● Raw data
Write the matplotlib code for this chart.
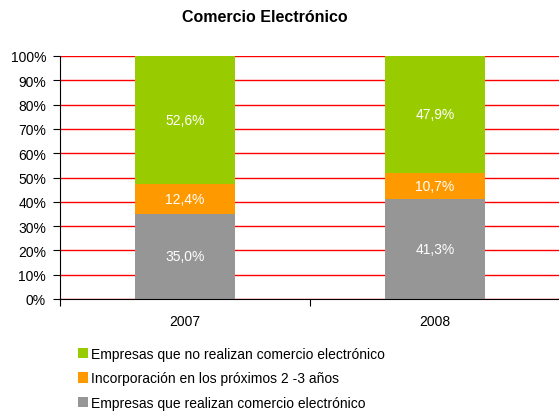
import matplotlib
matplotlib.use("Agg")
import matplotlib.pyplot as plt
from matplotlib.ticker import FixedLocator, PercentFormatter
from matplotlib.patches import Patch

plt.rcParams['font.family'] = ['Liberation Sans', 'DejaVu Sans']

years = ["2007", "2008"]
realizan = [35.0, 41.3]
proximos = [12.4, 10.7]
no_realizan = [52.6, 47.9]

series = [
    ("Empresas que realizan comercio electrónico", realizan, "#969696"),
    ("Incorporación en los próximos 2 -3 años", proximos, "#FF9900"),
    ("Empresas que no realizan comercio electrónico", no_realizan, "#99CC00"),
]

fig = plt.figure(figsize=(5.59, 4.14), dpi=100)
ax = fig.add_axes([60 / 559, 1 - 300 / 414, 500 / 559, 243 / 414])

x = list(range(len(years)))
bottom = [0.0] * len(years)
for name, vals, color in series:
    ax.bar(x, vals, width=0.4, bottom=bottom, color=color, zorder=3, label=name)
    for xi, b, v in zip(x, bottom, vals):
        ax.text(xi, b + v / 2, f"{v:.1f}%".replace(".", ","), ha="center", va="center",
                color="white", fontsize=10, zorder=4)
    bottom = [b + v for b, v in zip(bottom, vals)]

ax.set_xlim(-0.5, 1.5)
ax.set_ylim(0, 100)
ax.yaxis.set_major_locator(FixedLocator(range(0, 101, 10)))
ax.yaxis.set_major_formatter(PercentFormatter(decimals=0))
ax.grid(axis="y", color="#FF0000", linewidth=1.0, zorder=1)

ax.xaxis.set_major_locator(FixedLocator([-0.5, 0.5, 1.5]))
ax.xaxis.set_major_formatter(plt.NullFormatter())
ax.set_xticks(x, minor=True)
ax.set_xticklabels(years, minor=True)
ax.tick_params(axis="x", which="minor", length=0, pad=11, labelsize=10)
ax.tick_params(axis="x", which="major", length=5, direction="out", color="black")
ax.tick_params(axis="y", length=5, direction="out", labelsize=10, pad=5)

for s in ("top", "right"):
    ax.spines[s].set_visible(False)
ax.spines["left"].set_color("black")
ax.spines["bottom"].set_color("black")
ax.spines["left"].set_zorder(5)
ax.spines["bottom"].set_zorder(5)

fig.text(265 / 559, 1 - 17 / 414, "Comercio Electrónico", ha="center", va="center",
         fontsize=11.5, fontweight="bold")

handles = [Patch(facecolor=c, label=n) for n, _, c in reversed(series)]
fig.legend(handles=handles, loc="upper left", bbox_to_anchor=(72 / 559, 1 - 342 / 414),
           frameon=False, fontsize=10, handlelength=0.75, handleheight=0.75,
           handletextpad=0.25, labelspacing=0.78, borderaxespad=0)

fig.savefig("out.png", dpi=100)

● The request
Copy all the data exactly as written, but skip any picture.

● Response
Write the matplotlib code for this chart.
import matplotlib
matplotlib.use("Agg")
import matplotlib.pyplot as plt
from matplotlib.ticker import FixedLocator, PercentFormatter
from matplotlib.patches import Patch

plt.rcParams['font.family'] = ['Liberation Sans', 'DejaVu Sans']

years = ["2007", "2008"]
realizan = [35.0, 41.3]
proximos = [12.4, 10.7]
no_realizan = [52.6, 47.9]

series = [
    ("Empresas que realizan comercio electrónico", realizan, "#969696"),
    ("Incorporación en los próximos 2 -3 años", proximos, "#FF9900"),
    ("Empresas que no realizan comercio electrónico", no_realizan, "#99CC00"),
]

fig = plt.figure(figsize=(5.59, 4.14), dpi=100)
ax = fig.add_axes([60 / 559, 1 - 300 / 414, 500 / 559, 243 / 414])

x = list(range(len(years)))
bottom = [0.0] * len(years)
for name, vals, color in series:
    ax.bar(x, vals, width=0.4, bottom=bottom, color=color, zorder=3, label=name)
    for xi, b, v in zip(x, bottom, vals):
        ax.text(xi, b + v / 2, f"{v:.1f}%".replace(".", ","), ha="center", va="center",
                color="white", fontsize=10, zorder=4)
    bottom = [b + v for b, v in zip(bottom, vals)]

ax.set_xlim(-0.5, 1.5)
ax.set_ylim(0, 100)
ax.yaxis.set_major_locator(FixedLocator(range(0, 101, 10)))
ax.yaxis.set_major_formatter(PercentFormatter(decimals=0))
ax.grid(axis="y", color="#FF0000", linewidth=1.0, zorder=1)

ax.xaxis.set_major_locator(FixedLocator([-0.5, 0.5, 1.5]))
ax.xaxis.set_major_formatter(plt.NullFormatter())
ax.set_xticks(x, minor=True)
ax.set_xticklabels(years, minor=True)
ax.tick_params(axis="x", which="minor", length=0, pad=11, labelsize=10)
ax.tick_params(axis="x", which="major", length=5, direction="out", color="black")
ax.tick_params(axis="y", length=5, direction="out", labelsize=10, pad=5)

for s in ("top", "right"):
    ax.spines[s].set_visible(False)
ax.spines["left"].set_color("black")
ax.spines["bottom"].set_color("black")
ax.spines["left"].set_zorder(5)
ax.spines["bottom"].set_zorder(5)

fig.text(265 / 559, 1 - 17 / 414, "Comercio Electrónico", ha="center", va="center",
         fontsize=11.5, fontweight="bold")

handles = [Patch(facecolor=c, label=n) for n, _, c in reversed(series)]
fig.legend(handles=handles, loc="upper left", bbox_to_anchor=(72 / 559, 1 - 342 / 414),
           frameon=False, fontsize=10, handlelength=0.75, handleheight=0.75,
           handletextpad=0.25, labelspacing=0.78, borderaxespad=0)

fig.savefig("out.png", dpi=100)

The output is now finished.